* **Data for processing**
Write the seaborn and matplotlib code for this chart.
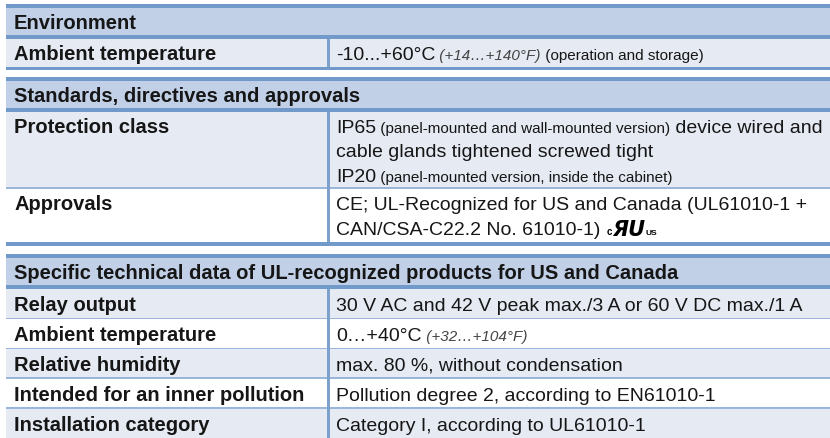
"""Environment / approvals spec sheet table drawn with matplotlib patches and text."""

import matplotlib

matplotlib.use("Agg")
import matplotlib.pyplot as plt
import seaborn as sns
from matplotlib.patches import Rectangle

# --- content -----------------------------------------------------------------
section_titles = [
    "Environment",
    "Standards, directives and approvals",
    "Specific technical data of UL-recognized products for US and Canada",
]
row_section = [0, 1, 1, 2, 2, 2, 2, 2]
row_labels = [
    "Ambient temperature",
    "Protection class",
    "Approvals",
    "Relay output",
    "Ambient temperature",
    "Relative humidity",
    "Intended for an inner pollution",
    "Installation category",
]
# each value: list of lines, each line: list of (text, kind)
row_values = [
    [[("-10...+60°C", "main"), (" (+14…+140°F)", "note"), (" (operation and storage)", "small")]],
    [
        [("IP65", "main"), (" (panel-mounted and wall-mounted version)", "small"), (" device wired and", "main")],
        [("cable glands tightened screwed tight", "main")],
        [("IP20", "main"), (" (panel-mounted version, inside the cabinet)", "small")],
    ],
    [
        [("CE; UL-Recognized for US and Canada (UL61010-1 +", "main")],
        [("CAN/CSA-C22.2 No. 61010-1)", "main"), ("UL", "mark")],
    ],
    [[("30 V AC and 42 V peak max./3 A or 60 V DC max./1 A", "main")]],
    [[("0…+40°C", "main"), (" (+32…+104°F)", "note")]],
    [[("max. 80 %, without condensation", "main")]],
    [[("Pollution degree 2, according to EN61010-1", "main")]],
    [[("Category I, according to UL61010-1", "main")]],
]

# --- layout (pixels) -----------------------------------------------------------
W, H = 830, 439
LEFT, RIGHT, DIVIDER = 6, 830, 328
LABEL_X, VALUE_X = 14, 336
HEADER_H, THICK, THIN = 34.5, 3.5, 1.5
ROW_H = [28, 76.5, 54, 29.9, 29.9, 29.9, 29.9, 29.9]
SECTION_TOP = [5, 78, 255]
LINE_STEP, BASE_OFF = 24.5, 6.5

HEADER_BG = "#c1d0e6"
LINE_C = "#7199c9"
THIN_C = "#9bb6db"
DIV_C = "#7da0cd"
LIGHT_BG = "#e6eaf3"
TEXT_C = "#161616"

STYLE = {
    "main": dict(fontsize=14, color=TEXT_C),
    "small": dict(fontsize=11, color=TEXT_C),
    "note": dict(fontsize=11, color="#444444", style="italic"),
}

sns.set_theme(style="white")
plt.rcParams["font.family"] = ["Liberation Sans", "DejaVu Sans"]

fig = plt.figure(figsize=(W / 100, H / 100), dpi=100)
ax = fig.add_axes([0, 0, 1, 1])
ax.set_xlim(0, W)
ax.set_ylim(H, 0)
ax.axis("off")
renderer = fig.canvas.get_renderer()


def band(y0, y1, color, z=1):
    ax.add_patch(Rectangle((LEFT, y0), RIGHT - LEFT, y1 - y0, color=color, lw=0, zorder=z))


def put(x, y, text, **kw):
    t = ax.text(x, y, text, va="baseline", ha="left", zorder=5, **kw)
    return x + t.get_window_extent(renderer=renderer).width


def draw_mark(x, y):
    # cRUus recognised-component mark, built from text
    x += 6
    x = put(x, y, "c", fontsize=7, fontweight="bold", color="black")
    x = put(x + 0.5, y + 1, "ЯU", fontsize=15, fontweight="bold", style="italic",
            color="black", family=["DejaVu Sans"])
    put(x + 0.5, y, "US", fontsize=6, fontweight="bold", color="black")


rows_by_section = {s: [i for i, r in enumerate(row_section) if r == s] for s in range(len(section_titles))}

for s, title in enumerate(section_titles):
    top = SECTION_TOP[s]
    band(top, top + HEADER_H, HEADER_BG)
    band(top, top + THICK, LINE_C, z=3)
    band(top + HEADER_H - THICK, top + HEADER_H, LINE_C, z=3)
    put(LABEL_X, top + HEADER_H / 2 + BASE_OFF, title, fontsize=14.5, fontweight="bold", color=TEXT_C)

    y = top + HEADER_H
    for k, i in enumerate(rows_by_section[s]):
        h = ROW_H[i]
        band(y, y + h, LIGHT_BG if k % 2 == 0 else "white")
        if k > 0:
            band(y - THIN / 2, y + THIN / 2, THIN_C, z=3)
        ax.add_patch(Rectangle((DIVIDER - 1.5, y), 3, h, color=DIV_C, lw=0, zorder=4))

        lines = row_values[i]
        first = y + (h - (len(lines) - 1) * LINE_STEP) / 2 + BASE_OFF
        put(LABEL_X, first, row_labels[i], fontsize=14.5, fontweight="bold", color=TEXT_C)
        for n, segments in enumerate(lines):
            base = first + n * LINE_STEP
            x = VALUE_X
            for text, kind in segments:
                if kind == "mark":
                    draw_mark(x, base)
                else:
                    x = put(x, base, text, **STYLE[kind])
        y += h

    if s < len(section_titles) - 1:
        band(y, y + THICK, LINE_C, z=3)

fig.savefig("out.png", dpi=100)
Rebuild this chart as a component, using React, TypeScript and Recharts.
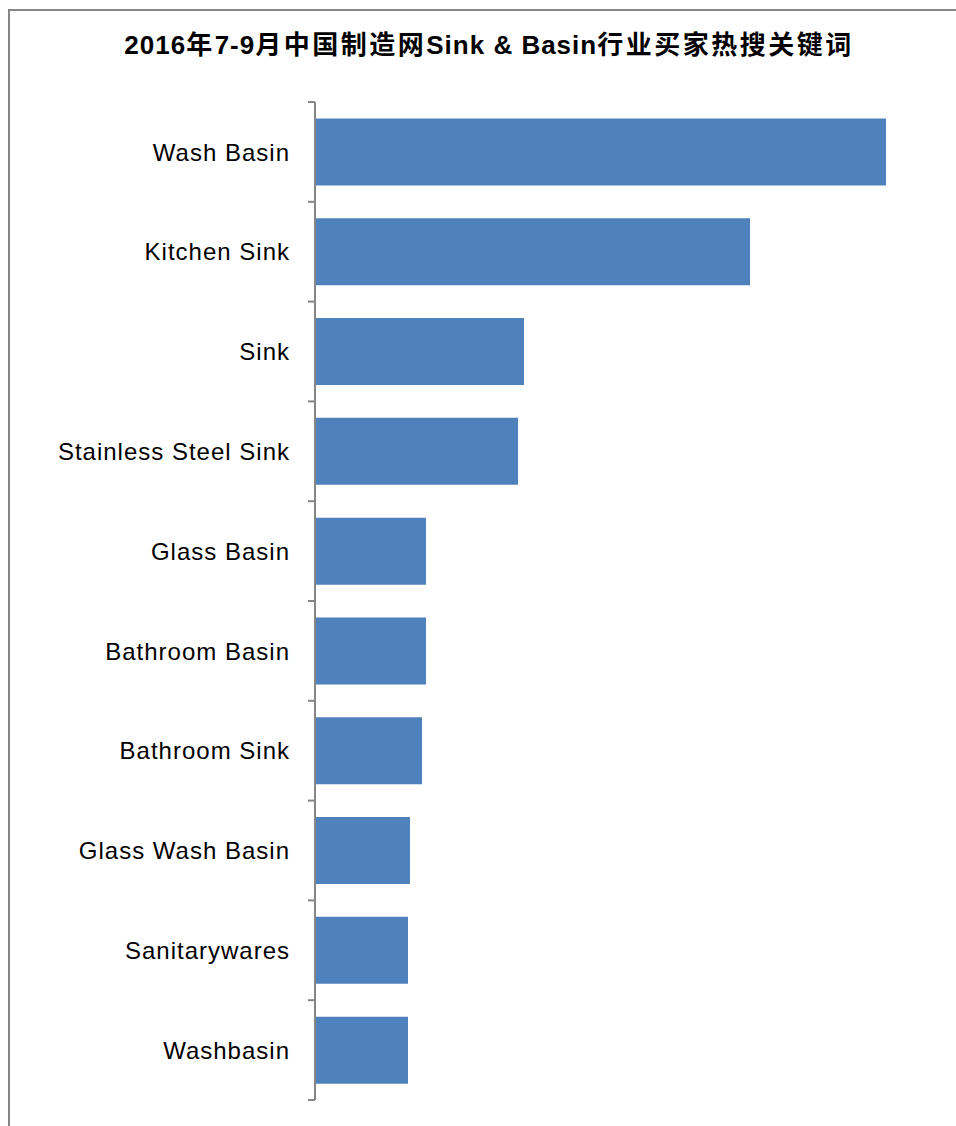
import React from 'react';
import { BarChart, Bar, XAxis, YAxis } from 'recharts';

// keywords, top to bottom
const keywords = [
  'Wash Basin',
  'Kitchen Sink',
  'Sink',
  'Stainless Steel Sink',
  'Glass Basin',
  'Bathroom Basin',
  'Bathroom Sink',
  'Glass Wash Basin',
  'Sanitarywares',
  'Washbasin',
];

// search heat (no value axis shown in the original)
const searchHeat = [571, 435, 209, 203, 111, 111, 107, 95, 93, 93];

const titleParts = ['2016', '年', '7-9', '月中国制造网', 'Sink & Basin', '行业买家热搜关键词'];

const FONT = '"Liberation Sans", Arial, "Noto Sans CJK SC", sans-serif';
const AXIS_GREY = '#868686';
const BAR_BLUE = '#4F81BD';

const PLOT_TOP = 91;
const PLOT_HEIGHT = 998;
const PLOT_WIDTH = 600;
const AXIS_WIDTH = 305;
const TICK_LEN = 7;
const LABEL_GAP = 25;

const data = keywords.map((name, i) => ({ name, value: searchHeat[i] }));

const isCjk = (s: string) => /[\u4e00-\u9fff]/.test(s);

const KeywordTick = (props: any) => {
  const { x, y, payload, index } = props;
  const band = PLOT_HEIGHT / keywords.length;
  const axisX = x + LABEL_GAP;
  return (
    <g>
      <line x1={axisX - TICK_LEN} x2={axisX} y1={y - band / 2} y2={y - band / 2} stroke={AXIS_GREY} strokeWidth={2} />
      {index === keywords.length - 1 && (
        <line x1={axisX - TICK_LEN} x2={axisX} y1={y + band / 2} y2={y + band / 2} stroke={AXIS_GREY} strokeWidth={2} />
      )}
      <text
        x={x}
        y={y}
        dy="0.36em"
        textAnchor="end"
        fill="#000"
        style={{ fontFamily: FONT, fontSize: 24, letterSpacing: 1 }}
      >
        {payload.value}
      </text>
    </g>
  );
};

export default function App() {
  return (
    <div
      style={{
        position: 'fixed',
        left: 8,
        top: 9,
        width: 948,
        height: 1117,
        borderTop: `2px solid ${AXIS_GREY}`,
        borderLeft: `2px solid ${AXIS_GREY}`,
        boxSizing: 'border-box',
        background: '#fff',
      }}
    >
      <svg width={946} height={80} style={{ position: 'absolute', left: 0, top: 0 }}>
        <text x={479} y={43} textAnchor="middle" fill="#000" style={{ fontFamily: FONT, fontSize: 26, fontWeight: 'bold' }}>
          {titleParts.map((p, i) => (
            <tspan key={i} style={{ letterSpacing: isCjk(p) ? 2.5 : 1 }}>
              {p}
            </tspan>
          ))}
        </text>
      </svg>
      <div style={{ position: 'absolute', left: 0, top: 0 }}>
        <BarChart
          width={AXIS_WIDTH + PLOT_WIDTH + 30}
          height={PLOT_TOP + PLOT_HEIGHT + 10}
          data={data}
          layout="vertical"
          margin={{ top: PLOT_TOP, right: 30, left: 0, bottom: 10 }}
          barCategoryGap="16.5%"
        >
          <XAxis type="number" domain={[0, 600]} hide />
          <YAxis
            type="category"
            dataKey="name"
            width={AXIS_WIDTH}
            axisLine={{ stroke: AXIS_GREY, strokeWidth: 2 }}
            tickLine={false}
            tickSize={0}
            tickMargin={LABEL_GAP}
            interval={0}
            tick={<KeywordTick />}
          />
          <Bar dataKey="value" fill={BAR_BLUE} isAnimationActive={false} />
        </BarChart>
      </div>
    </div>
  );
}
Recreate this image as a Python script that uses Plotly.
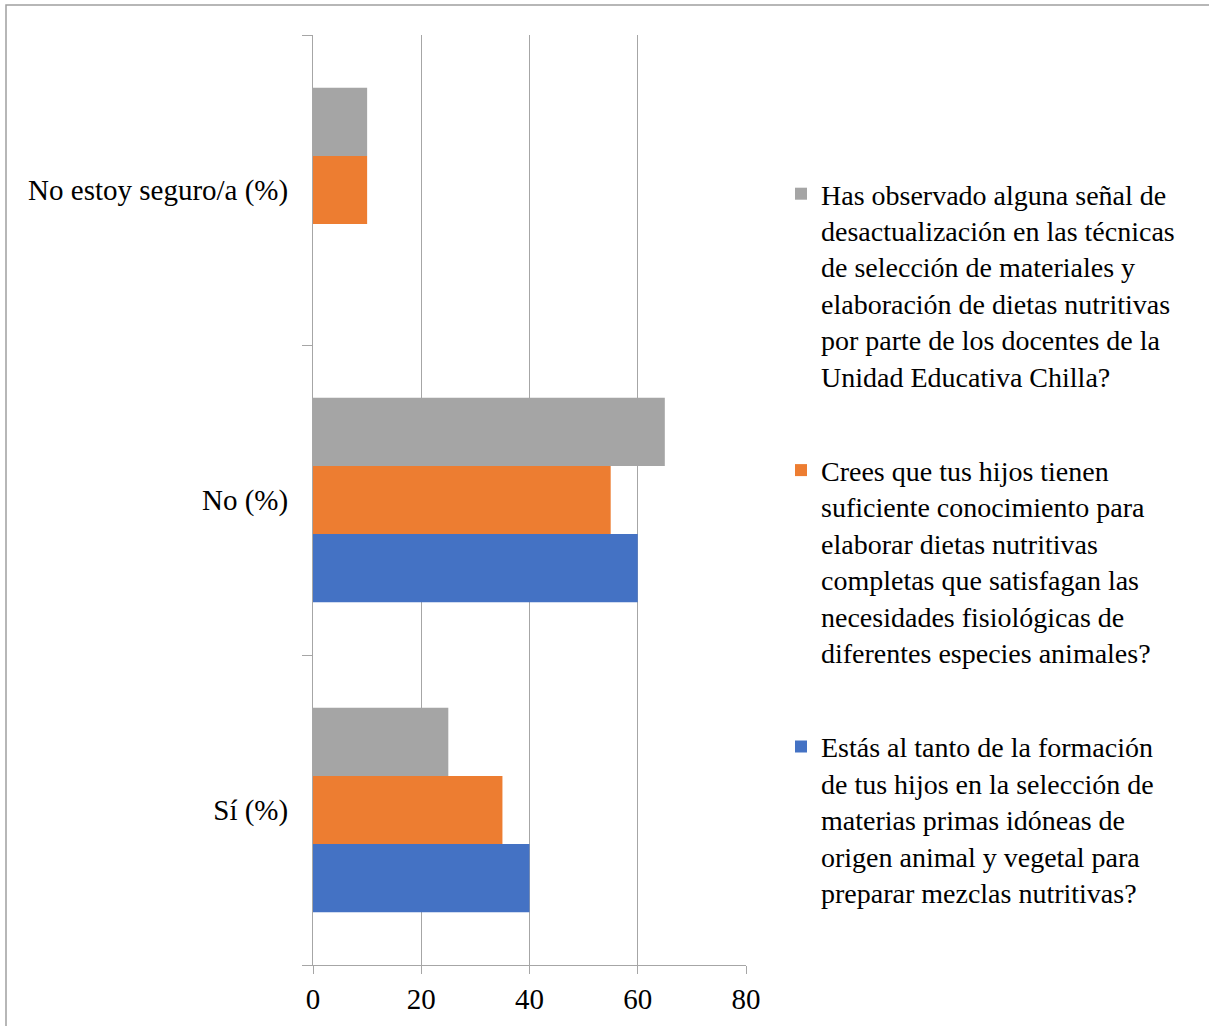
import plotly.graph_objects as go

categories = ["Sí (%)", "No (%)", "No estoy seguro/a (%)"]

series_names = [
    "Estás al tanto de la formación<br>de tus hijos en la selección de<br>materias primas idóneas de<br>origen animal y vegetal para<br>preparar mezclas nutritivas?",
    "Crees que tus hijos tienen<br>suficiente conocimiento para<br>elaborar dietas nutritivas<br>completas que satisfagan las<br>necesidades fisiológicas de<br>diferentes especies animales?",
    "Has observado alguna señal de<br>desactualización en las técnicas<br>de selección de materiales y<br>elaboración de dietas nutritivas<br>por parte de los docentes de la<br>Unidad Educativa Chilla?",
]
blue_values = [40, 60, 0]
orange_values = [35, 55, 10]
gray_values = [25, 65, 10]

x_ticks = [0, 20, 40, 60, 80]

colors = ["#4472C4", "#ED7D31", "#A5A5A5"]
FONT = "Liberation Serif, Times New Roman, serif"

W, H = 1209, 1026
L, R, T, B = 313, 746, 35, 965

fig = go.Figure()
for i, (name, vals) in enumerate(zip(series_names, [blue_values, orange_values, gray_values])):
    fig.add_trace(go.Bar(
        y=categories, x=vals, name=name, orientation="h",
        marker=dict(color=colors[i], line=dict(width=0)),
        legendgroup=f"g{i}",
        legendrank=3 - i,
    ))

pw = R - L
ph = B - T

def px_x(p):
    return (p - L) / pw

def px_y(p):
    return (B - p) / ph

fig.update_layout(
    width=W, height=H,
    margin=dict(l=L, r=W - R, t=T, b=H - B),
    paper_bgcolor="white", plot_bgcolor="white",
    barmode="group", bargap=0.34, bargroupgap=0,
    font=dict(family=FONT, size=28, color="black"),
    legend=dict(
        x=px_x(781), xanchor="left",
        y=px_y(169), yanchor="top",
        traceorder="grouped",
        tracegroupgap=55,
        valign="top",
        font=dict(family=FONT, size=28, color="black"),
        bgcolor="rgba(0,0,0,0)",
    ),
    xaxis=dict(
        range=[0, 80], tickvals=x_ticks,
        showgrid=True, gridcolor="#A6A6A6", gridwidth=1,
        showline=True, linecolor="#A6A6A6", linewidth=1,
        ticks="outside", ticklen=8, tickcolor="#A6A6A6",
        tickfont=dict(family=FONT, size=29, color="black"),
        zeroline=False, fixedrange=True,
    ),
    yaxis=dict(
        type="category", categoryorder="array", categoryarray=categories,
        showgrid=False,
        showline=True, linecolor="#A6A6A6", linewidth=1,
        ticks="outside", ticklen=10, tickcolor="#A6A6A6",
        tickson="boundaries",
        ticklabelstandoff=18,
        tickfont=dict(family=FONT, size=29, color="black"),
        zeroline=False, fixedrange=True,
    ),
    shapes=[dict(
        type="rect", xref="paper", yref="paper",
        x0=px_x(6), x1=px_x(1300), y0=px_y(1100), y1=px_y(5),
        line=dict(color="#A0A0A0", width=1.5), fillcolor="rgba(0,0,0,0)",
        layer="below",
    )],
)

fig.write_html("out.html")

* **Aim**
Each line from the top of the material through the line containing "from matplotlib.patches import Rectangle" should be reproduced exactly; please drop any images.

* **Response to this task**
Write the seaborn and matplotlib code for this chart.
"""Environment / approvals spec sheet table drawn with matplotlib patches and text."""

import matplotlib

matplotlib.use("Agg")
import matplotlib.pyplot as plt
import seaborn as sns
from matplotlib.patches import Rectangle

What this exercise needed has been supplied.